Dominic van den Boogerd (*1959) is a Dutch art critic and art historian situated in Amsterdam.

Van den Boogerd has been active as an art critic since 1983. From 1993 to 1995, he was chief editor of Metropolis M. He also published articles in trendy art magazines such as the Dutch HP/De Tijd, the international art magazine Parkett, the London frieze magazine, the Belgian art magazine De Witte Raaf, the U.S. non-profit art magazine Art Papers, and the Stedelijk Museum Bulletin.

Furthermore, Van den Boogerd is co-author of a book on the South African born Dutch artist Marlene Dumas (1999). In the Survey chapter, for instance, he examines Dumas's work in relation to a range of conceptual legacies in depictions of the human figure.

Van den Boogerd was also guest lecturer at the Fachhochschule für Kunst und Gestaltung, Bern, and at the Institute of Technology/Fine Arts, Dublin.
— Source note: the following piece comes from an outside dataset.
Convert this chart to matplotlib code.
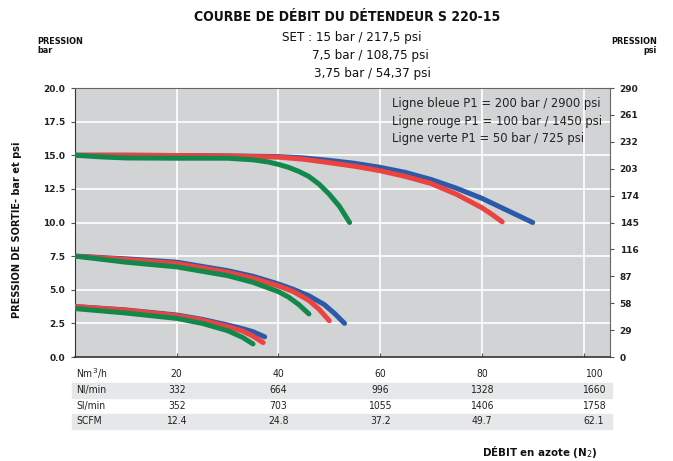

In 1995 he was appointed director of De Ateliers program for artists in Amsterdam.

==Select publications==
- Anton Henning: Superpassing surplus. Tilburg, 2002.
- Didier Vermeiren: Collection de solides. Eindhoven, 2003.
- Blue Tuesdays: De Ateliers 1963-2003. Amsterdam, 2004.
- Marlene Dumas. Second edition. London: Phaidon, 2009.
- New Tribal Labyrinth. Published on the occasion of the dual exhibition Manufactuur / Slave City, November 2012 - February 2013 at Grimm Gallery in Amsterdam. Amsterdam 2014.